作者
Gang Sun,Tonghai Liu,Hang Zhang,Bowen Tan,Yuwei Li
摘要
The yak is a symbol of the Tibetan Plateau and an indispensable livestock resource at high altitudes, with important ecological, economic, and cultural values. When yaks are sick, their excrement can cause serious damage to the highland ecosystem, so real-time monitoring of their health status is essential for ecological conservation. The daily behaviors of yaks, such as eating, lying, standing, and walking, contains a wealth of health information. By recognizing the behavior of yaks using computer vision technology, real-time monitoring of yak health status can be achieved, thus, effectively protecting the ecological environment while maintaining the economic benefits of yak breeding. This study proposes a non-contact yak behavior recognition method based on the SlowFast model. The method uses two paths with different sampling rates (i.e., Slow and Fast) to extract spatial and action features from the input video.

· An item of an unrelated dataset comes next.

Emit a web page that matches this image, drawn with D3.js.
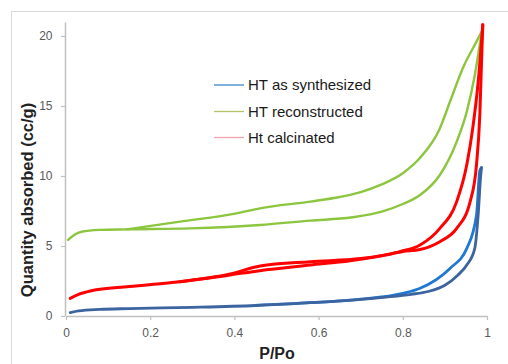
<!DOCTYPE html>
<html><head><meta charset="utf-8">
<script src="https://cdn.jsdelivr.net/npm/d3@7"></script>
<style>
html,body{margin:0;padding:0;background:#fff;}
svg{display:block;font-family:"Liberation Sans",Arial,sans-serif;}
</style></head>
<body>
<svg id="c" width="508" height="364"></svg>
<script>
// Data (P/Po, quantity adsorbed cc/g)
const xTicks = [0, 0.2, 0.4, 0.6, 0.8, 1];
const xTickLabels = ["0", "0.2", "0.4", "0.6", "0.8", "1"];
const yTicks = [0, 5, 10, 15, 20];
const seriesNames = ["HT as synthesized", "HT reconstructed", "Ht calcinated"];

const blueAdsP = [0.01,0.03,0.08,0.15,0.30,0.45,0.58,0.68,0.76,0.82,0.86,0.90,0.93,0.952,0.971,0.979,0.985,0.987];
const blueAdsV = [0.24,0.36,0.47,0.53,0.62,0.75,0.95,1.14,1.35,1.55,1.75,2.2,2.9,3.64,4.83,7.2,10.0,10.6];
const blueDesP = [0.987,0.983,0.975,0.952,0.912,0.841,0.80,0.70,0.58,0.45];
const blueDesV = [10.6,10.4,7.2,4.83,3.4,1.98,1.62,1.2,0.95,0.76];

const redAdsP = [0.01,0.03,0.06,0.15,0.27,0.39,0.46,0.58,0.675,0.75,0.80,0.841,0.888,0.928,0.96,0.975,0.983,0.988,0.990];
const redAdsV = [1.26,1.55,1.8,2.1,2.45,2.93,3.24,3.64,3.95,4.3,4.6,4.75,5.31,6.26,8.17,10.8,14.4,19.1,20.8];
const redDesP = [0.990,0.979,0.967,0.952,0.928,0.888,0.841,0.793,0.70,0.58,0.461,0.39,0.27];
const redDesV = [20.8,16.7,13.6,10.8,8.17,6.26,5.07,4.6,4.1,3.88,3.57,3.0,2.45];

const greenAdsP = [0.005,0.02,0.037,0.08,0.144,0.295,0.461,0.58,0.68,0.75,0.80,0.841,0.888,0.928,0.952,0.971,0.985,0.988];
const greenAdsV = [5.43,5.8,6.02,6.15,6.19,6.26,6.5,6.81,7.05,7.45,8.0,8.64,10.07,12.45,14.6,17.2,19.8,20.35];
const greenDesP = [0.988,0.975,0.944,0.912,0.888,0.841,0.80,0.75,0.70,0.65,0.58,0.461,0.405,0.271,0.144];
const greenDesV = [20.35,19.6,17.8,15.3,13.4,11.3,10.2,9.4,8.85,8.5,8.17,7.69,7.33,6.74,6.19];

const svg = d3.select("#c");
// outer frame
svg.append("rect").attr("x",11.5).attr("y",11.5).attr("width",510).attr("height",370)
  .attr("fill","#fff").attr("stroke","#d9d9d9").attr("stroke-width",1);

const x = d3.scaleLinear().domain([0,1]).range([66,487]);
const y = d3.scaleLinear().domain([0,21]).range([316,22]);

// y axis
const yAxis = svg.append("g").attr("transform","translate(65,0)")
  .call(d3.axisLeft(y).tickValues(yTicks).tickSize(4).tickPadding(8).tickSizeOuter(0));
yAxis.select(".domain").attr("stroke","#c0c0c0").attr("stroke-width",1.5);
yAxis.selectAll(".tick line").attr("stroke","#c0c0c0").attr("stroke-width",1.2);
yAxis.selectAll(".tick text").attr("fill","#595959").attr("font-size","12px").attr("dx","-0.5");

// x axis
const xAxis = svg.append("g").attr("transform","translate(0,316)")
  .call(d3.axisBottom(x).tickValues(xTicks).tickFormat((d,i)=>xTickLabels[i]).tickSize(4).tickPadding(8).tickSizeOuter(0));
xAxis.select(".domain").attr("stroke","#c0c0c0").attr("stroke-width",1.5);
xAxis.selectAll(".tick line").attr("stroke","#c0c0c0").attr("stroke-width",1.2);
xAxis.selectAll(".tick text").attr("fill","#595959").attr("font-size","12px");

// titles
svg.append("text").attr("x",277).attr("y",359).attr("text-anchor","middle")
  .attr("font-size","16px").attr("font-weight","bold").attr("fill","#222").text("P/Po");
svg.append("text").attr("transform","translate(33,200) rotate(-90)").attr("text-anchor","middle")
  .attr("font-size","16.5px").attr("font-weight","bold").attr("fill","#222").text("Quantity absorbed (cc/g)");

const line = d3.line().x(d=>x(d[0])).y(d=>y(d[1])).curve(d3.curveMonotoneX);
const zip = (a,b)=>a.map((v,i)=>[v,b[i]]).sort((m,n)=>m[0]-n[0]);

function branch(P,V,color,w){
  svg.append("path").attr("d",line(zip(P,V))).attr("fill","none")
    .attr("stroke",color).attr("stroke-width",w).attr("stroke-linecap","round").attr("stroke-linejoin","round");
}
branch(greenAdsP,greenAdsV,"#8cc63f",2.4);
branch(greenDesP,greenDesV,"#8cc63f",2.4);
branch(redAdsP,redAdsV,"#ff0000",3);
branch(redDesP,redDesV,"#ff0000",3);
branch(blueDesP,blueDesV,"#1f78d1",2.8);
branch(blueAdsP,blueAdsV,"#3b64a0",2.8);

// legend
const legColors = ["#3c86cc","#b2c46a","#f2a3ab"];
const legY = [85,111.5,137.5];
seriesNames.forEach((n,i)=>{
  svg.append("line").attr("x1",214).attr("x2",244).attr("y1",legY[i]).attr("y2",legY[i])
    .attr("stroke",legColors[i]).attr("stroke-width",1.3);
  svg.append("text").attr("x",248).attr("y",legY[i]+5).attr("font-size","15px").attr("fill","#1a1a1a").text(n);
});
</script>
</body></html>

The 3D Resnet50 network is selected as the backbone network of the SlowFast dual path after comparative analysis. The size of the 3D convolutional kernel is increased to improve the perceptual field of feature extraction, which in turn effectively improves the recognition accuracy of the algorithm. A total of 318 videos of yaks in different scenes and poses were captured for testing. Six different networks were selected to verify the performance of the proposed method: SlowFast-3DResnet50, SlowFast-3DResnet101, SlowFast-3DResnet152, 3DResnet50, C3D, and I3D. The experimental results show that the method achieves 96.6% recognition accuracy, 91.3% recall, and 90.5% precision in classifying the basic behaviors of yaks in natural scenes, and 97.3%, 99.1%, 95.9% and 94.1% for the four basic behaviors, respectively. These results are comprehensively better than the other six methods. In addition, compared with other 3D convolutional neural networks used for video classification, the method proposed in this paper can classify the target behavior from each video frame, which has a broader implications and application. The algorithm meets the needs for basic behavior recognition of yaks and lays the foundation for real-time monitoring of yak health status.